2) I see you have a variable named "max". You should avoid naming variables after common functions for two reasons. a) if you have a variable named max you will not be able to use the max() function anywhere in the same workspace and b) other people reading your code, including your future-self, will get confused because they are used to the "max" being a function. You can rename it to something like "maxC" if you'd like.
3) Use smart-indentation by selecting the entire code (ctrl + a) and then ctrl+i. I've corrected the code in your comment so that it has smart indentation. This makes it MUCH easier to read.
4) Your final for-loop is actually a conditional statement. Instead of "for hypotenuse > A &&..." use "if hypotenuse > A &&..."
5) 'M' is a very bad function name (same reasons as in point #1 above).
function [A, B, hypotenuse] = findPythagTriplets(C)
%This calculates the pythagorean triples given the length of the hypotenuse.
% H; % H isn't even used anywhere
disp(1:1:C);
A = [];
B = [];
hypotenuse = [];
for maxC = 1:1:C
for m = round(sqrt(maxC/2)):round(sqrt(maxC))
% m == sqrt(maxC/2) && m == sqrt(maxC); %This line doesn't do anything at all
if m == floor(m)
n = sqrt(maxC - m^2);
end
A(end+1) = m^2 -n^2; %* The A(end+1) is generally bad practice but I didn't want to make major changes to your code
B(end+1) = 2*m*n; % this too
hypotenuse(end+1) = m^2 + n^2; %this too
if A(end) > B(end)
temp_A=A(end);
A(end) = B(end);
B(end) = temp_A;
end
if hypotenuse(end) > A(end) && hypotenuse(end) > B(end) && hypotenuse(end)^2 == B(end)^2+A(end)^2 && ...
A(end) >= 0 && A(end) == round(A(end)) && B(end) >= 0 && B(end) == round(B(end))
fprintf('Side A:')
disp(A(end))
fprintf('Side B:')
disp(B(end))
fprintf('Hypotenuse:')
disp(hypotenuse(end))
else
A(end) = [];
B(end) = [];
hypotenuse(end) = [];
end
end
end
Determine number of values in the output
To determine the number of triangles, just call the function with the output and count the number of values in the output variables.
[A, B, hypotenuse] = findPythagTriplets(10)
numberOfTriangles = numel(A)
% numberOfTriangles =
% 2

Zach Adams on 18 Oct 2019
Thank you. Especially for sticking with me because I definitely learned a lot through this and I appreciate that.
Adam Danz on 18 Oct 2019
Thanks for the feedback! I was at the same stage several years ago so I know how ya feel.

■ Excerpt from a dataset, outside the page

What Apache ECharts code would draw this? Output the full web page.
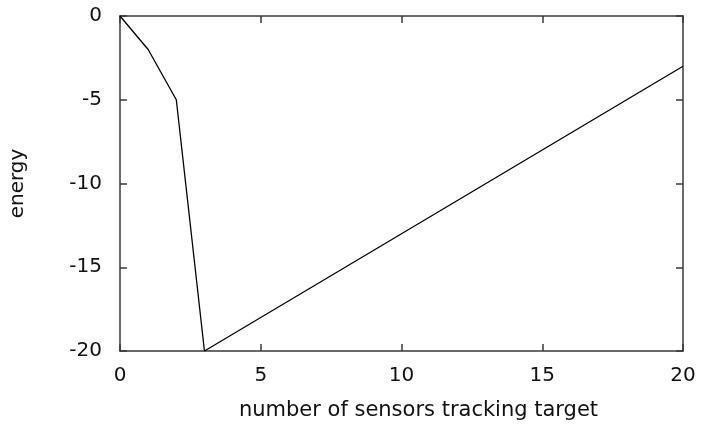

Sulaymon Eshkabilov on 18 Oct 2019
Hi,
Here is your code improved a bit and bugs removed:
function [A, B, hypotenuse] = M(C)
%This calculates the pythagorean triples given the length of the
%hypotenuse.
disp([1:1:C]);
for max = 1:1:C
for m = round(sqrt(max/2)):round(sqrt(max))
m == sqrt(max/2) && m == sqrt(max);
if m == floor(m)
n = sqrt(max - m^2);
end
A = m^2 -n^2;
B = 2*m*n;
hypotenuse = m^2 + n^2;
if A > B
temp_A=A;
A = B;
B = temp_A;
end
if hypotenuse>A && hypotenuse > B && hypotenuse^2 == B^2+A^2 && A >= 0 && A == round(A) && B >= 0 && B == round(B)
fprintf('Side A = %f \n', A)
fprintf('Side B = %f \n', B)
fprintf('Hypotenuse = %f \n', hypotenuse)
end
end
end
Good luck.

#### 1 Comment

Zach Adams on 18 Oct 2019
Thank you for cleaning it up, but i was wondering if there is a way to determine how many times the if statement displays a value for the triangles. This would help me find how many pythagorean triples were created.